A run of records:

☆ ☆ ☆ ☆ ☆ ☆ ☆

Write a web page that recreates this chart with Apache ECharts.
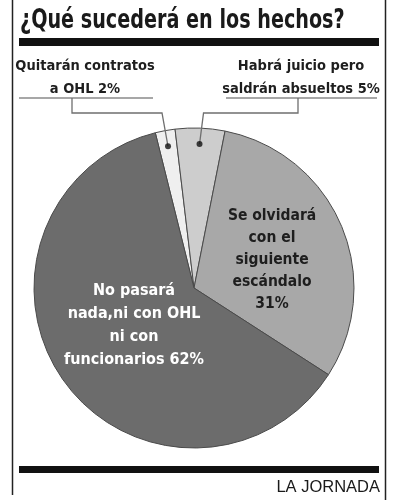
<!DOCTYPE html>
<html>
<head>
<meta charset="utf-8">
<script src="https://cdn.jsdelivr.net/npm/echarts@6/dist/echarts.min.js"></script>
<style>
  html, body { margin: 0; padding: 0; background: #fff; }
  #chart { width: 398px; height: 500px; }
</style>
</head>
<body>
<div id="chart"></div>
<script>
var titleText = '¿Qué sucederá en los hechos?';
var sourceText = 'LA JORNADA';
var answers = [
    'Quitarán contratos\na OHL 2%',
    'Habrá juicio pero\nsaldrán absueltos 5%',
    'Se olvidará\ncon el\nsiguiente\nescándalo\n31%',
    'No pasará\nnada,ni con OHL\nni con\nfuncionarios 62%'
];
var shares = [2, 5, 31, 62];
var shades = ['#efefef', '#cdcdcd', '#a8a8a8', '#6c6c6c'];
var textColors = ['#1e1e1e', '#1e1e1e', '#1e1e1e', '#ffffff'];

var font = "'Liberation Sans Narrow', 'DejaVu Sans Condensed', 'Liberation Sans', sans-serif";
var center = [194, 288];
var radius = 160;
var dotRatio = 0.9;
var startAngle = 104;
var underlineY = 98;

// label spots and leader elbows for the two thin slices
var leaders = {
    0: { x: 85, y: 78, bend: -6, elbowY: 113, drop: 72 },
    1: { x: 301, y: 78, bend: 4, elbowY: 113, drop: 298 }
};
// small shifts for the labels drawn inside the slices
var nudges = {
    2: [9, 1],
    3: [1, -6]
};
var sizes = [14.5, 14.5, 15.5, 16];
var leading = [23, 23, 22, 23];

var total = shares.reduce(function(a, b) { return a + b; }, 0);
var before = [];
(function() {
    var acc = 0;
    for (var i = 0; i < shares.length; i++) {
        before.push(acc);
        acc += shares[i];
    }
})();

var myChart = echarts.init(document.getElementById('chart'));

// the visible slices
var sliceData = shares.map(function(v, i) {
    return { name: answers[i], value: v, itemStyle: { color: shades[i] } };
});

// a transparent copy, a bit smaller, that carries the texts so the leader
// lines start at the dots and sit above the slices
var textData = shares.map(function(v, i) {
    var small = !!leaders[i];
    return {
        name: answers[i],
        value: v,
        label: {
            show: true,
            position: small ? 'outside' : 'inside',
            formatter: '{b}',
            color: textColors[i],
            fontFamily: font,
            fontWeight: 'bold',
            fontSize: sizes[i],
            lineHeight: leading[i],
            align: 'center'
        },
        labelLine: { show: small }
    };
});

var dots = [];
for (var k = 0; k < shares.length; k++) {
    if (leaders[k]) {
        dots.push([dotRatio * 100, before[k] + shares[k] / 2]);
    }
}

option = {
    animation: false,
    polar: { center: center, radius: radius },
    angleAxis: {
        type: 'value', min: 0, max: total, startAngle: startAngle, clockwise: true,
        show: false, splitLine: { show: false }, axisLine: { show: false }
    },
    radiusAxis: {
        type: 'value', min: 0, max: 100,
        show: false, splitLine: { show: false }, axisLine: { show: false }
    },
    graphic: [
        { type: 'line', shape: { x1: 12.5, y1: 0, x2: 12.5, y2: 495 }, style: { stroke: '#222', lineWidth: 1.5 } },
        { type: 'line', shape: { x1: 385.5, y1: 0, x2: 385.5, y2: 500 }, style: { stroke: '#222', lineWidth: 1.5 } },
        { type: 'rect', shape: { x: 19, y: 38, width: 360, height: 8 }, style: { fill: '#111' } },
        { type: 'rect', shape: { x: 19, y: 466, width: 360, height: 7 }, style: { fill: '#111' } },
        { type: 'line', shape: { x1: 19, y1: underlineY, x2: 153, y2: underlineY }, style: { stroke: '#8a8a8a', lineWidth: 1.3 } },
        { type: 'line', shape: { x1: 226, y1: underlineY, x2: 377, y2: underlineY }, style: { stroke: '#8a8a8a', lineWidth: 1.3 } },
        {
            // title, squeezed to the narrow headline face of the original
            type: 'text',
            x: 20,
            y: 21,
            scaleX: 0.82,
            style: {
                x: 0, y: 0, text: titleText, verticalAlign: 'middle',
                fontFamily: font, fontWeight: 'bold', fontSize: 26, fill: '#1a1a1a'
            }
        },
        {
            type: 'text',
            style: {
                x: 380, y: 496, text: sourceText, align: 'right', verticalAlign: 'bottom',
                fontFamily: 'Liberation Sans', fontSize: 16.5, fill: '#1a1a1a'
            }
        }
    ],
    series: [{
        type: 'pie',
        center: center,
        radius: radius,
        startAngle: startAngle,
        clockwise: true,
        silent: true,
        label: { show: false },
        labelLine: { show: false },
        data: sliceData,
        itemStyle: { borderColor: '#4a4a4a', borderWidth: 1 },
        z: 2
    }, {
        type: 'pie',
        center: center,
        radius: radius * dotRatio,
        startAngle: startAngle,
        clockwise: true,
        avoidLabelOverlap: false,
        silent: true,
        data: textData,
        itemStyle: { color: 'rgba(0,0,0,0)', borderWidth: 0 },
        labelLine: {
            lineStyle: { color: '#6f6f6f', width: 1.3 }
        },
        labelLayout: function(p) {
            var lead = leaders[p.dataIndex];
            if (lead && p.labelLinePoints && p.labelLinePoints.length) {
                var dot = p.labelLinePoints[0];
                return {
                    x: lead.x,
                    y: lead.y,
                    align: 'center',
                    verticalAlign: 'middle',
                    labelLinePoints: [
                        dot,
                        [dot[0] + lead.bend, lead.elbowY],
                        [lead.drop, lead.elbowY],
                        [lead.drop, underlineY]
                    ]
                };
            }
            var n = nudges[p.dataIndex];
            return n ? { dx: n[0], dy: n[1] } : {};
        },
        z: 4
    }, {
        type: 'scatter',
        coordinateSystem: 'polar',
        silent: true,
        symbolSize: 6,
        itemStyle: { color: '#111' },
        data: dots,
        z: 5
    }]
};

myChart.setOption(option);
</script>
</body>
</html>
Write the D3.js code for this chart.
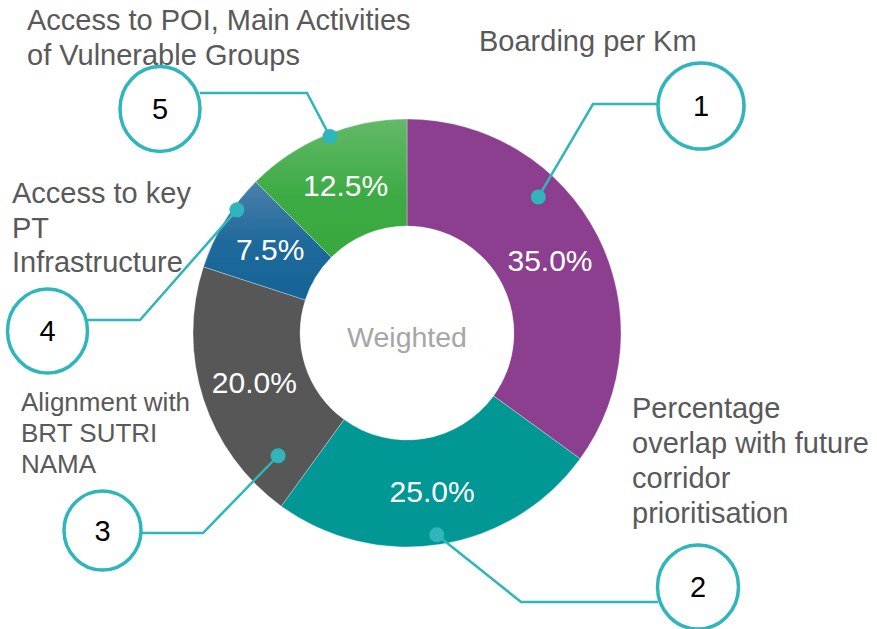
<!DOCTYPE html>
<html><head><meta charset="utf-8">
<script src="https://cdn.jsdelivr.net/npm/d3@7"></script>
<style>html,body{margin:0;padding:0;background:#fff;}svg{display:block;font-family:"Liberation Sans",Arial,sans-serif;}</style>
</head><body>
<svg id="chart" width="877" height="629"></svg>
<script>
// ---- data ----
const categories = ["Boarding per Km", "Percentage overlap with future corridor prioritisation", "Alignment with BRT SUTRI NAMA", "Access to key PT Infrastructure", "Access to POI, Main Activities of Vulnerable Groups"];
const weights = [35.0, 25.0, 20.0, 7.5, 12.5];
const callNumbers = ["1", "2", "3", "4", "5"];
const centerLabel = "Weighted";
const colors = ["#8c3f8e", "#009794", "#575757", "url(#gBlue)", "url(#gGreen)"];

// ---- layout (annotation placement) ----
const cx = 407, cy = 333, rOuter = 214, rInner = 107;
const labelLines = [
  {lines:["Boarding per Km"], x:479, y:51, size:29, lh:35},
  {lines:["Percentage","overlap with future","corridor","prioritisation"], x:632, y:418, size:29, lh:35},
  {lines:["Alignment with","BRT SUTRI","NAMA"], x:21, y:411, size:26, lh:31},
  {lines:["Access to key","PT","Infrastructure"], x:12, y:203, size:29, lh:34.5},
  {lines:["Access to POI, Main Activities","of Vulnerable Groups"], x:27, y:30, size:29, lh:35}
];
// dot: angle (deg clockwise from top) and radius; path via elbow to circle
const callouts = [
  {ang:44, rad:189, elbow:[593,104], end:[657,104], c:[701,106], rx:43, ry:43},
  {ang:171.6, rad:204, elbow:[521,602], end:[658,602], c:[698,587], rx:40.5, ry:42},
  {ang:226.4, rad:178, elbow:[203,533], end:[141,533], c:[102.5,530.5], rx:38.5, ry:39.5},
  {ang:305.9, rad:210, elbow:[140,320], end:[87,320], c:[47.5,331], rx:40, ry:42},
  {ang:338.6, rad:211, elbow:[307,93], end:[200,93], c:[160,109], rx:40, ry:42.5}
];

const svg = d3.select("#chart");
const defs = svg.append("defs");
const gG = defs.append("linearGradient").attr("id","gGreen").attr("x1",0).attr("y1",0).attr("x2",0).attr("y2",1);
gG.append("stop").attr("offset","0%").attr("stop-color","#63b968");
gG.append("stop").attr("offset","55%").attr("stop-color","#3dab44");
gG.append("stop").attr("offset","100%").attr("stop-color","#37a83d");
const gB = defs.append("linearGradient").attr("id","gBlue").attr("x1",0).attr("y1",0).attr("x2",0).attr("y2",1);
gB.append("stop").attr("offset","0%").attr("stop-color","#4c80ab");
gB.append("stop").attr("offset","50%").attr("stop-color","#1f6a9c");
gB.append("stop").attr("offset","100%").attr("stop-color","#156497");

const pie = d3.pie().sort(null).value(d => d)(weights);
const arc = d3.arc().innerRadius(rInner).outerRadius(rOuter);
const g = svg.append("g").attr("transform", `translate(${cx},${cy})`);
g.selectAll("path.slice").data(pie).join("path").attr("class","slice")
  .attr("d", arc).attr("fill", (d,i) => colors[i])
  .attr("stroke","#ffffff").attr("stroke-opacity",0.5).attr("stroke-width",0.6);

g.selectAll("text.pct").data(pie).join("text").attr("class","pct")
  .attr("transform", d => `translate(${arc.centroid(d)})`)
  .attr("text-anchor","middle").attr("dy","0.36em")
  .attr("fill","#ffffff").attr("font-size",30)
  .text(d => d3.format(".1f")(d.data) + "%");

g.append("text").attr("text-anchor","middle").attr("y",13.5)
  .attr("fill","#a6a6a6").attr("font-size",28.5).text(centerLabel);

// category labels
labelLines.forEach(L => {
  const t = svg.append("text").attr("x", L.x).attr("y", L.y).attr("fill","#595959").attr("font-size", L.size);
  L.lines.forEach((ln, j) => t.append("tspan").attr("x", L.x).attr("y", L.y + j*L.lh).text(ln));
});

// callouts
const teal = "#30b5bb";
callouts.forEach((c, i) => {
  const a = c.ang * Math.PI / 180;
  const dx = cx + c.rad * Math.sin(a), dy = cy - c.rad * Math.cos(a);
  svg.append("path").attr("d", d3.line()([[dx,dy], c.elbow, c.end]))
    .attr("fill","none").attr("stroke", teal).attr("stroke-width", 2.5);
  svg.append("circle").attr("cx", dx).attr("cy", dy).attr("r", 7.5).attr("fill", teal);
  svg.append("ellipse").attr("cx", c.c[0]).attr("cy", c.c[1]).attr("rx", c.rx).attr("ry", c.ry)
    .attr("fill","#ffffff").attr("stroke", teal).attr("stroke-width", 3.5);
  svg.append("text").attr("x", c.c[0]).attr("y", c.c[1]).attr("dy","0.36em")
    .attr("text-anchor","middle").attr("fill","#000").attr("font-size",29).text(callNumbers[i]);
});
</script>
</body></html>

☆ ☆ ☆ ☆ ☆ ☆ ☆

__INSTRUCTIONS TO FOLLOW__: Up to and including the line containing "var leading = [23, 23, 22, 23];", repeat every line from the start of the data, but none of the pictures.

__ANSWER FOR THE TASK__:
Write a web page that recreates this chart with Apache ECharts.
<!DOCTYPE html>
<html>
<head>
<meta charset="utf-8">
<script src="https://cdn.jsdelivr.net/npm/echarts@6/dist/echarts.min.js"></script>
<style>
  html, body { margin: 0; padding: 0; background: #fff; }
  #chart { width: 398px; height: 500px; }
</style>
</head>
<body>
<div id="chart"></div>
<script>
var titleText = '¿Qué sucederá en los hechos?';
var sourceText = 'LA JORNADA';
var answers = [
    'Quitarán contratos\na OHL 2%',
    'Habrá juicio pero\nsaldrán absueltos 5%',
    'Se olvidará\ncon el\nsiguiente\nescándalo\n31%',
    'No pasará\nnada,ni con OHL\nni con\nfuncionarios 62%'
];
var shares = [2, 5, 31, 62];
var shades = ['#efefef', '#cdcdcd', '#a8a8a8', '#6c6c6c'];
var textColors = ['#1e1e1e', '#1e1e1e', '#1e1e1e', '#ffffff'];

var font = "'Liberation Sans Narrow', 'DejaVu Sans Condensed', 'Liberation Sans', sans-serif";
var center = [194, 288];
var radius = 160;
var dotRatio = 0.9;
var startAngle = 104;
var underlineY = 98;

// label spots and leader elbows for the two thin slices
var leaders = {
    0: { x: 85, y: 78, bend: -6, elbowY: 113, drop: 72 },
    1: { x: 301, y: 78, bend: 4, elbowY: 113, drop: 298 }
};
// small shifts for the labels drawn inside the slices
var nudges = {
    2: [9, 1],
    3: [1, -6]
};
var sizes = [14.5, 14.5, 15.5, 16];
var leading = [23, 23, 22, 23];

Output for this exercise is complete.